Una rivista di storia della filosofia del diritto non dovrebbe aver bisogno di particolari giustificazioni in un paese nel quale i maggiori storici della filosofia del diritto sono stati anche tra i maggiori filosofi del diritto dell’ultimo secolo. Un nome per tutti: Norberto Bobbio. E tuttavia, della nostra decisione di dar vita a una nuova rivista di storia della filosofia del diritto che vada ad aggiungersi a quelle già esistenti (e a quelle – per la verità non molte, anche se molto autorevoli – di storia del pensiero giuridico e della cultura giuridica) pare ugualmente doveroso indicare le ragioni.
Abbiamo l’impressione che una grande tradizione di studi nella quale una parte consistente della filosofia giuridica italiana ha dato il meglio di sé appaia oggi indebolita e come sfibrata. Basti pensare che se in passato i giovani studiosi cominciavano generalmente il proprio percorso di formazione e di ricerca con un lavoro di carattere storico, oggi una scelta del genere è ritenuta da più d’uno non solo troppo impegnativa, ma anche scarsamente interessante o addirittura controproducente. Se si aggiunge il fatto che in non poche università la storia della filosofia del diritto è praticamente scomparsa dai programmi di studio, si rischia di avallare l’idea che la posizione originaria dalla quale deve muovere il cammino di chi intenda dedicarsi alla filosofia del diritto sia da cercare stendendo un velo di ignoranza su qualche migliaio di anni di riflessioni sul diritto.
Diacronìa nasce piuttosto dalla convinzione che la filosofia del diritto, e la cultura giuridica tout court, non possano affrontare criticamente i temi e i problemi all’ordine del giorno senza considerarne storicamente la genesi, le interpretazioni e le stesse soluzioni che si è ritenuto di poterne offrire in precedenza. Essa nasce perciò dalla condivisione di un’esigenza che molti di noi avvertivano individualmente ma che negli anni recenti, anche grazie a una serie di seminari tenutisi a Pisa, si è fatta ‘progetto’. Non un progetto incentrato su un’opzione metodologica predefinita, è bene sottolinearlo, e nemmeno un progetto che poggia su comuni obiettivi di ricerca. Fine esplicito di quanti, in buona parte coetanei, da qualche anno hanno preso a incontrarsi in numero sempre crescente per parlare di storia della filosofia del diritto, è quello di promuovere un dibattito che riguardi i fondamenti stessi dell’approccio storico-filosofico, a cominciare dalle questioni metodologiche, che anziché essere date per risolte una volta per tutte non possono non essere messe continuamente in discussione, come del resto avviene in discipline affini quali la filosofia politica o la storia delle dottrine politiche.
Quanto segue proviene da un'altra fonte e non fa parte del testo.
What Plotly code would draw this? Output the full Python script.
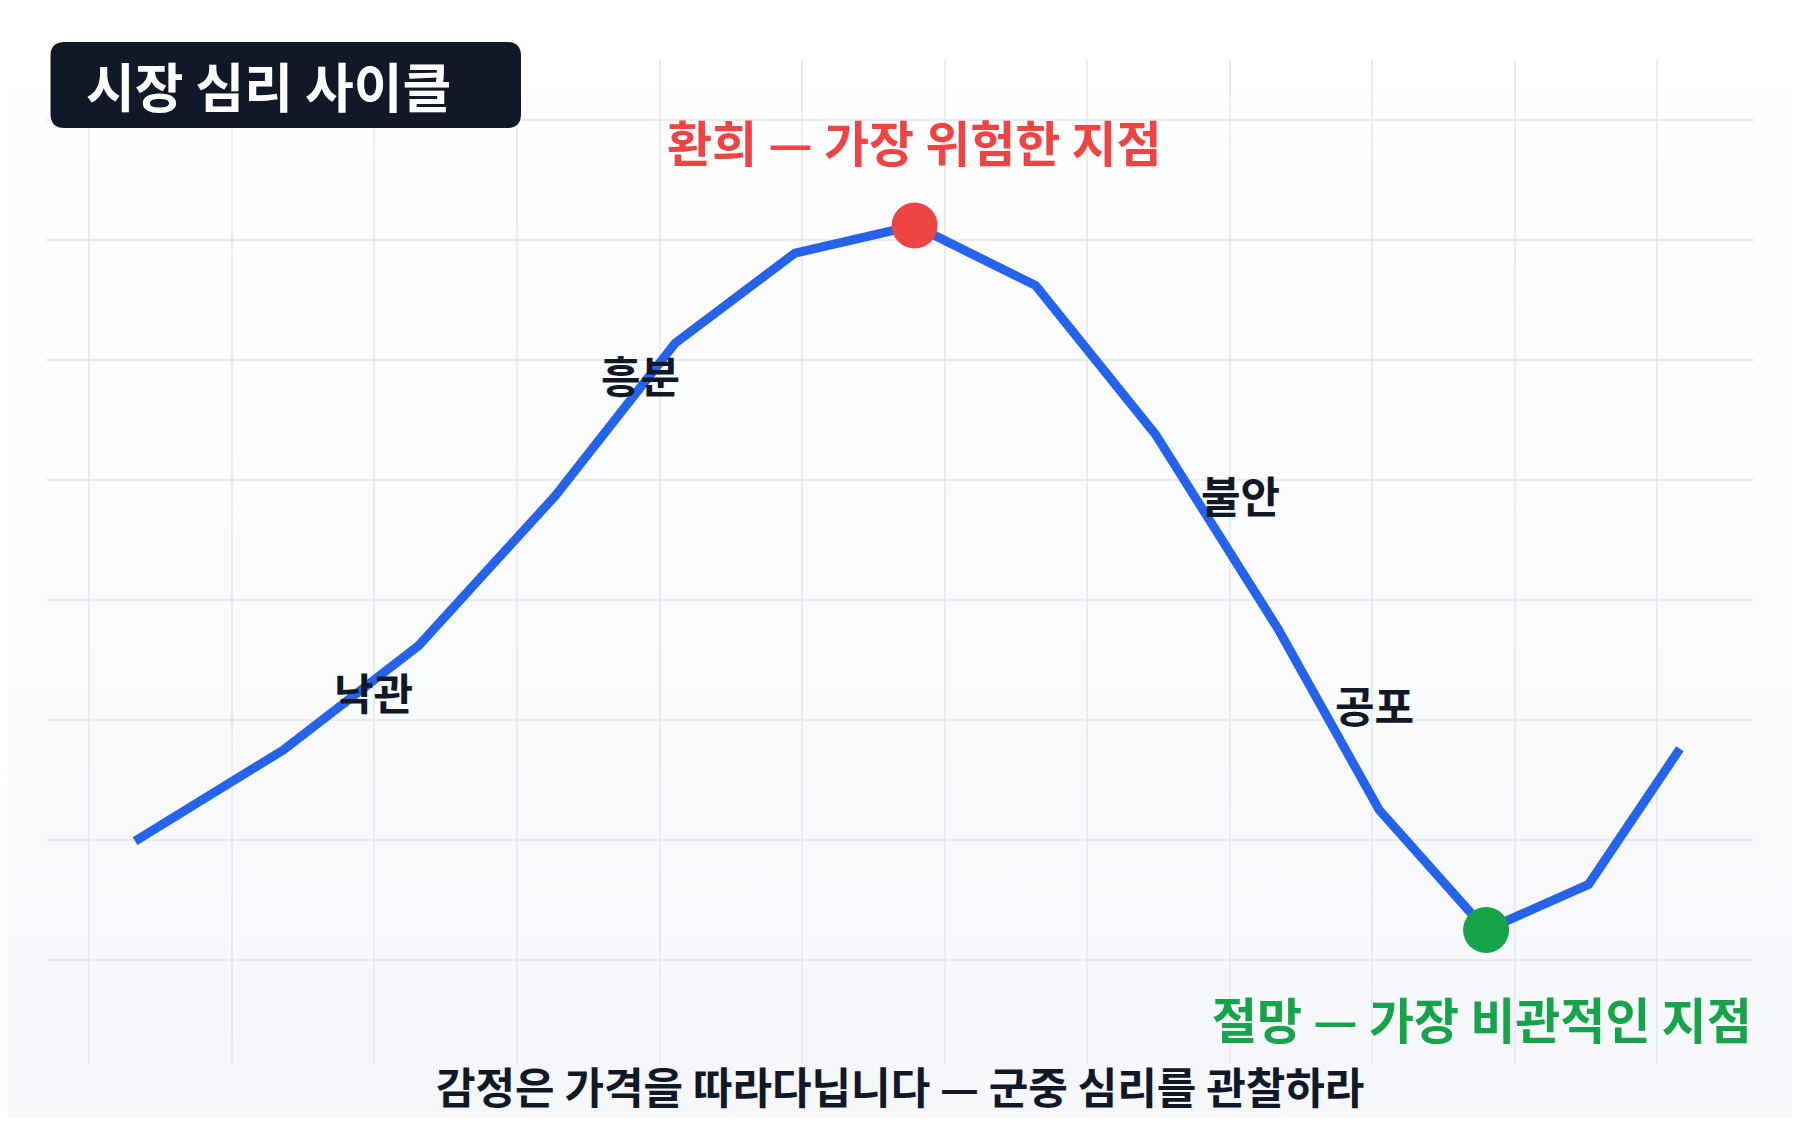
import base64
import plotly.graph_objects as go

# 심리 사이클 데이터 (시간, 심리 지수)
times = [3.2, 13.6, 23.1, 32.7, 41.1, 49.5, 57.9, 66.4, 74.8, 83.4, 90.5, 98.0, 105.2, 111.6]
sentiment = [9.9, 17.5, 26.2, 38.7, 51.4, 58.9, 61.2, 56.2, 43.8, 27.6, 12.5, 2.5, 6.3, 17.6]

# 단계 라벨
phase_labels = ["낙관", "흥분", "불안", "공포"]
phase_x = [19.9, 38.7, 80.8, 90.2]
phase_y = [22.4, 48.8, 38.8, 21.3]

peak_idx = 6
trough_idx = 11

title_text = "시장 심리 사이클"
peak_text = "환희 — 가장 위험한 지점"
trough_text = "절망 — 가장 비관적인 지점"
caption_text = "감정은 가격을 따라다닙니다 — 군중 심리를 관찰하라"

# 페이지 기본 여백(8px)을 고려한 크기
PAGE = 8
W, H = 1800 - 2 * PAGE, 1125 - 2 * PAGE
ML, MR, MT, MB = 38, 38, 52, 53
PW, PH = W - ML - MR, H - MT - MB
FONT = "Noto Sans CJK KR"


def px_x(p):
    # 화면 좌표(px) -> paper 좌표
    return (p - PAGE - ML) / PW


def px_y(p):
    return (PAGE + H - MB - p) / PH


fig = go.Figure()

fig.add_trace(go.Scatter(x=times, y=sentiment, mode="lines",
                         line=dict(color="#2563eb", width=9),
                         hoverinfo="skip"))

# 고점 / 저점 마커
fig.add_trace(go.Scatter(x=[times[peak_idx]], y=[sentiment[peak_idx]], mode="markers",
                         marker=dict(size=46, color="#ef4444", line=dict(width=0))))
fig.add_trace(go.Scatter(x=[times[trough_idx]], y=[sentiment[trough_idx]], mode="markers",
                         marker=dict(size=46, color="#16a34a", line=dict(width=0))))

for label, lx, ly in zip(phase_labels, phase_x, phase_y):
    fig.add_annotation(x=lx, y=ly, text=f"<b>{label}</b>", showarrow=False,
                       xanchor="center", yanchor="middle",
                       font=dict(family=FONT, size=43, color="#111827"))

fig.add_annotation(x=times[peak_idx], y=sentiment[peak_idx], yshift=85,
                   text=f"<b>{peak_text}</b>", showarrow=False,
                   xanchor="center", yanchor="middle",
                   font=dict(family=FONT, size=49, color="#ef4444"))

fig.add_annotation(xref="paper", x=1, y=sentiment[trough_idx], yshift=-88,
                   text=f"<b>{trough_text}</b>", showarrow=False,
                   xanchor="right", yanchor="middle",
                   font=dict(family=FONT, size=49, color="#16a34a"))

fig.add_annotation(xref="paper", yref="paper", x=0.5, y=px_y(1085),
                   text=f"<b>{caption_text}</b>", showarrow=False,
                   xanchor="center", yanchor="middle",
                   font=dict(family=FONT, size=43, color="#111827"))

# 제목 박스 (둥근 모서리)
bx0, bx1, by0, by1, r = px_x(50.5), px_x(521), px_y(128), px_y(42), 14
rx, ry = r / PW, r / PH
path = (f"M {bx0 + rx},{by0} L {bx1 - rx},{by0} Q {bx1},{by0} {bx1},{by0 + ry} "
        f"L {bx1},{by1 - ry} Q {bx1},{by1} {bx1 - rx},{by1} "
        f"L {bx0 + rx},{by1} Q {bx0},{by1} {bx0},{by1 - ry} "
        f"L {bx0},{by0 + ry} Q {bx0},{by0} {bx0 + rx},{by0} Z")
fig.add_shape(type="path", xref="paper", yref="paper", path=path,
              fillcolor="#111827", line=dict(width=0))
fig.add_annotation(xref="paper", yref="paper", x=px_x(84), y=px_y(85),
                   text=f"<b>{title_text}</b>", showarrow=False,
                   xanchor="left", yanchor="middle",
                   font=dict(family=FONT, size=53, color="#ffffff"))

# 배경 그라데이션
svg = ('<svg xmlns="http://www.w3.org/2000/svg" width="10" height="10" preserveAspectRatio="none">'
       '<defs><linearGradient id="g" x1="0" y1="0" x2="0" y2="1">'
       '<stop offset="0" stop-color="#ffffff"/><stop offset="1" stop-color="#f5f7fa"/>'
       '</linearGradient></defs><rect width="10" height="10" fill="url(#g)"/></svg>')
src = "data:image/svg+xml;base64," + base64.b64encode(svg.encode()).decode()
fig.add_layout_image(source=src, xref="paper", yref="paper",
                     x=-ML / PW, y=1 + MT / PH, sizex=W / PW, sizey=H / PH,
                     xanchor="left", yanchor="top", sizing="stretch", layer="below")

fig.update_xaxes(range=[-3.05, 116.8], tick0=0, dtick=10, showticklabels=False,
                 showgrid=True, gridcolor="#e8ebf0", gridwidth=1.5, zeroline=False)
fig.update_yaxes(range=[-8.67, 75], tick0=0, dtick=10, showticklabels=False,
                 showgrid=True, gridcolor="#e8ebf0", gridwidth=1.5, zeroline=False)

fig.update_layout(width=W, height=H, showlegend=False,
                  margin=dict(l=ML, r=MR, t=MT, b=MB),
                  paper_bgcolor="#ffffff", plot_bgcolor="rgba(0,0,0,0)",
                  font=dict(family=FONT))

fig.write_html("out.html")
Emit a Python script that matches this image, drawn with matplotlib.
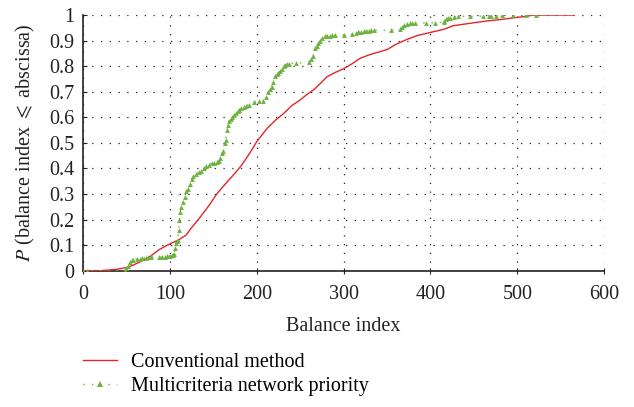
import matplotlib
matplotlib.use("Agg")
import matplotlib.pyplot as plt

# Conventional method (red ECDF)
conv_x = [0, 20, 38, 50, 58, 70, 77, 88, 100, 110, 119, 123, 135, 145, 154, 164, 173, 182, 192, 200, 212, 222, 231, 240, 250,
          258, 266, 274, 281, 290, 300, 310, 319, 330, 340, 350, 360, 373, 385, 400, 415, 426, 440, 465, 480, 500, 510, 518, 540, 565]
conv_y = [0, 0.0, 0.005, 0.012, 0.022, 0.042, 0.055, 0.083, 0.105, 0.12, 0.14, 0.16, 0.21, 0.255, 0.30, 0.34, 0.374, 0.41, 0.46, 0.505, 0.557, 0.59, 0.615, 0.645, 0.668,
          0.69, 0.709, 0.735, 0.759, 0.775, 0.79, 0.81, 0.831, 0.845, 0.855, 0.865, 0.885, 0.905, 0.92, 0.932, 0.944, 0.958, 0.965, 0.977, 0.982, 0.991, 0.995, 1.0, 1.0, 1.0]

# Multicriteria network priority (green ECDF)
mnp_x = [0, 5, 48, 50, 52, 54, 56, 58, 62, 65, 68, 72, 75, 78, 88, 91, 94, 97, 100, 102, 104, 105, 106, 107, 108, 109, 110,
         111, 112, 113, 115, 117, 119, 121, 123, 125, 127, 130, 133, 136, 139, 142, 145, 148, 151, 154, 156, 158, 160, 161,
         163, 164, 166, 167, 168, 170, 172, 174, 176, 178, 180, 182, 185, 188, 191, 197, 203, 207, 211, 213, 215, 217, 219,
         221, 223, 225, 227, 229, 231, 233, 235, 237, 245, 260, 263, 265, 267, 269, 271, 273, 275, 278, 281, 284, 287, 290,
         300, 310, 314, 317, 320, 323, 326, 329, 332, 335, 355, 365, 367, 370, 373, 376, 379, 382, 395, 405, 415, 416, 418,
         420, 423, 427, 432, 445, 460, 467, 470, 475, 482, 495, 510, 522]
mnp_y = [0, 0, 0.0, 0.01, 0.02, 0.035, 0.04, 0.043, 0.045, 0.047, 0.05, 0.05, 0.052, 0.053, 0.053, 0.054, 0.055, 0.056, 0.058,
         0.06, 0.062, 0.065, 0.09, 0.11, 0.115, 0.12, 0.16, 0.2, 0.23, 0.25, 0.27, 0.29, 0.31, 0.32, 0.34, 0.36, 0.37, 0.38,
         0.385, 0.39, 0.4, 0.41, 0.415, 0.42, 0.42, 0.425, 0.43, 0.44, 0.46, 0.47, 0.5, 0.51, 0.55, 0.57, 0.585, 0.595, 0.6,
         0.61, 0.615, 0.625, 0.63, 0.635, 0.64, 0.645, 0.65, 0.66, 0.662, 0.665, 0.68, 0.7, 0.71, 0.72, 0.74, 0.76, 0.77,
         0.775, 0.78, 0.79, 0.80, 0.805, 0.81, 0.81, 0.812, 0.815, 0.83, 0.84, 0.87, 0.88, 0.89, 0.9, 0.91, 0.918, 0.92, 0.92,
         0.922, 0.922, 0.922, 0.925, 0.93, 0.932, 0.935, 0.936, 0.937, 0.938, 0.94, 0.94, 0.94, 0.945, 0.955, 0.962, 0.965,
         0.967, 0.968, 0.968, 0.97, 0.97, 0.972, 0.978, 0.985, 0.988, 0.99, 0.993, 0.995, 0.995, 0.996, 0.997, 0.998, 0.998,
         0.999, 0.999, 1.0, 1.0]

x_ticks = [0, 100, 200, 300, 400, 500, 600]
y_ticks = [0, 0.1, 0.2, 0.3, 0.4, 0.5, 0.6, 0.7, 0.8, 0.9, 1]
y_tick_labels = ["0", "0.1", "0.2", "0.3", "0.4", "0.5", "0.6", "0.7", "0.8", "0.9", "1"]

plt.rcParams['font.family'] = ['Liberation Serif', 'DejaVu Serif']
plt.rcParams['mathtext.fontset'] = 'stix'

FS = 14.5
fig = plt.figure(figsize=(6.34, 4.07), dpi=100)
ax = fig.add_axes([0.131, 0.335, 0.822, 0.628])

red = '#E3262B'
green = '#6DB33F'

ax.plot(conv_x, conv_y, color=red, lw=1.0, label='Conventional method', zorder=3)
ax.plot(mnp_x, mnp_y, color=green, lw=1.0, linestyle=(0, (1, 5)), marker='^', markersize=3.5,
        markeredgewidth=0, label='Multicriteria network priority', zorder=4)

ax.set_xlim(0, 600)
ax.set_ylim(0, 1)
ax.set_xticks(x_ticks)
ax.set_yticks(y_ticks)
ax.set_yticklabels(y_tick_labels)
ax.tick_params(axis='both', labelsize=FS, colors='#222222', width=0.8)
ax.tick_params(axis='x', direction='inout', length=5, pad=8)
ax.tick_params(axis='y', direction='in', length=3, pad=6)

ax.grid(True, color='#222222', linestyle=(0, (1, 6)), linewidth=0.9)
for s in ['top', 'right']:
    ax.spines[s].set_visible(False)
for s in ['left', 'bottom']:
    ax.spines[s].set_color('#222222')
    ax.spines[s].set_linewidth(1.2)

ax.set_xlabel('Balance index', fontsize=FS, color='#222222', labelpad=9)
ax.set_ylabel(r'$P$ (balance index $\leqslant$ abscissa)', fontsize=FS, color='#222222', labelpad=9)

handles, labels = ax.get_legend_handles_labels()
fig.legend(handles, labels, loc='center left', bbox_to_anchor=(0.131, 0.08), frameon=False,
           fontsize=FS, handlelength=1.7, handletextpad=0.7, labelspacing=0.25, numpoints=1,
           borderpad=0, borderaxespad=0, markerscale=1.4)

fig.savefig('out.png', dpi=100)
La rivista ambisce appunto a costituire un luogo aperto, accanto ad altri, di approfondimento e di confronto per tutti coloro che hanno interesse per la storia della riflessione sul diritto, nelle varie forme e nei diversi modi nei quali essa è stata o potrà di volta in volta essere concepita.
La speranza che questa nostra ‘impresa’ possa essere considerata non del tutto priva di interesse dalla comunità dei giuristi si aggiunge perciò all’auspicio che essa possa se non altro contribuire a dare nuova linfa agli studi di storia della filosofia del diritto in quanto luoghi di riflessione e di dialogo tra le diverse ‘tradizioni’ che concorrono a formare quella che a ragione è stata definita l’identità plurale della filosofia del diritto.